Questa decisione ha di fatto bloccato le offensive russe in Donbass e permesso agli ucraini di compiere sporadici contrattacchi, ma ha condannato le truppe ucraine a Kursk a una graduale ritirata, che negli ultimi giorni sembra aver subito un’improvvisa accelerazione.

È un colpo difficile per la strategia di Zelensky, che puntava a utilizzare i territori occupati in Russia come merce di scambio per almeno una parte di quelli sotto controllo di Mosca in Ucraina. Ora che i negoziati sono alle porte, si trova privato della sua carta principale.

«Elezioni dopo la pace»

A Kiev, intanto, si discutono le conseguenze degli accordi di Gedda. E con la pace di nuovo all’orizzonte, almeno apparentemente, si è tornati a parlare di voto. «Dopo la fine della guerra, la legge marziale verrà revocata e, una volta revocata, si terranno le elezioni in conformità con la legislazione ucraina», ha dichiarato Zelensky durante un incontro con i giornalisti.

Il presidente ha anche aggiunto che al momento non è a conoscenza di un nuovo invito alla Casa Bianca da parte di Trump. I due si erano scontrati nello Studio Ovale in occasione della visita di Zelensky a fine febbraio. Martedì, Trump aveva detto di essere pronto a incontrare il presidente ucraino in qualsiasi momento.

Intanto emergono nuovi dettagli sullo svolgimento dei negoziati. Zelensky e Trump si sarebbero consultati per tutto il giorno con i loro delegati. Secondo il portavoce del ministero degli Esteri ucraino, la stanchezza dei negoziatori dopo otto ore di trattative avrebbe giocato un ruolo decisivo nel raggiungimento di un accordo.

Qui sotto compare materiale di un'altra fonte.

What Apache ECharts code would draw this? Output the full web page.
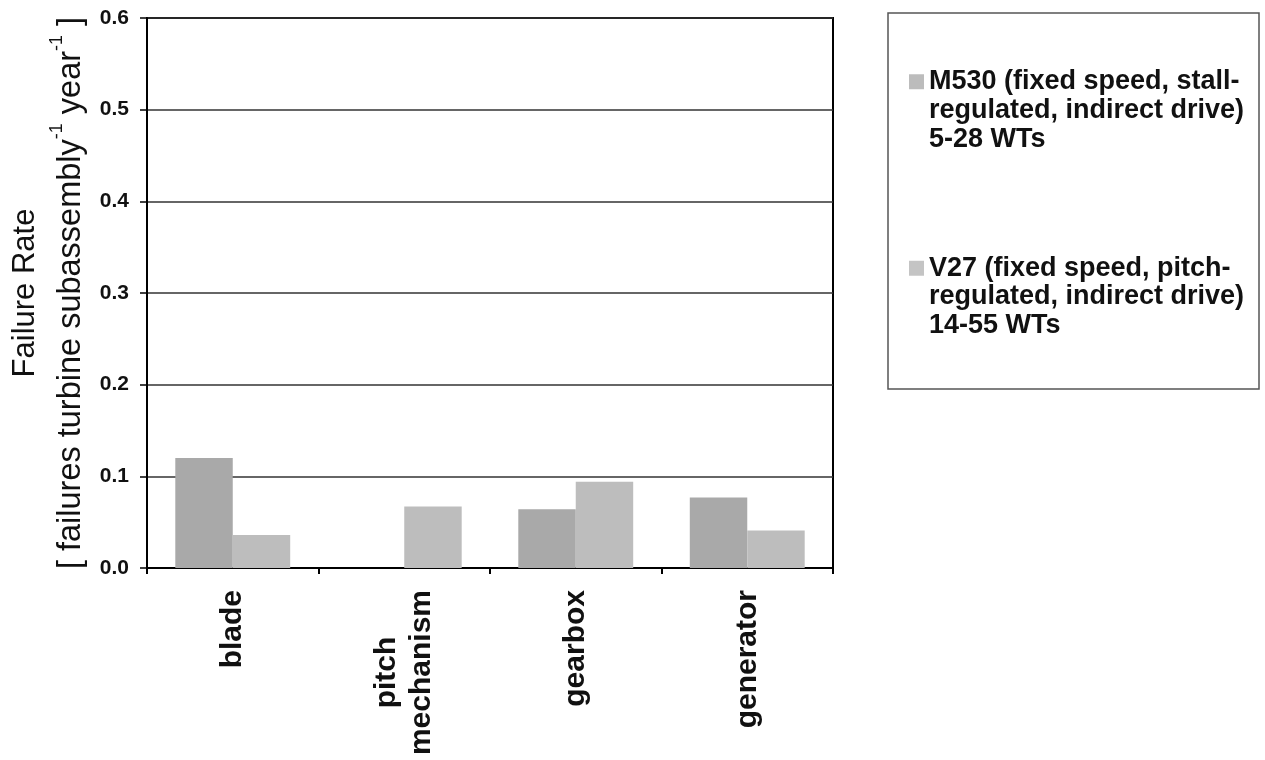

Le posizioni iniziali delle due delegazioni erano molto distanti: il segretario di Stato Usa, Marco Rubio, ha confermato di aver chiesto concessioni territoriali agli ucraini (tema delicatissimo per Kiev), mentre i delegati ucraini erano partiti con un netto rifiuto del cessate il fuoco. Ma alla fine la diplomazia ha avuto la meglio e, come ha sottolineato lo stesso Rubio, la palla ora è passata nelle mani di Mosca. Nei salotti della diplomazia, così come sul fronte di Kursk.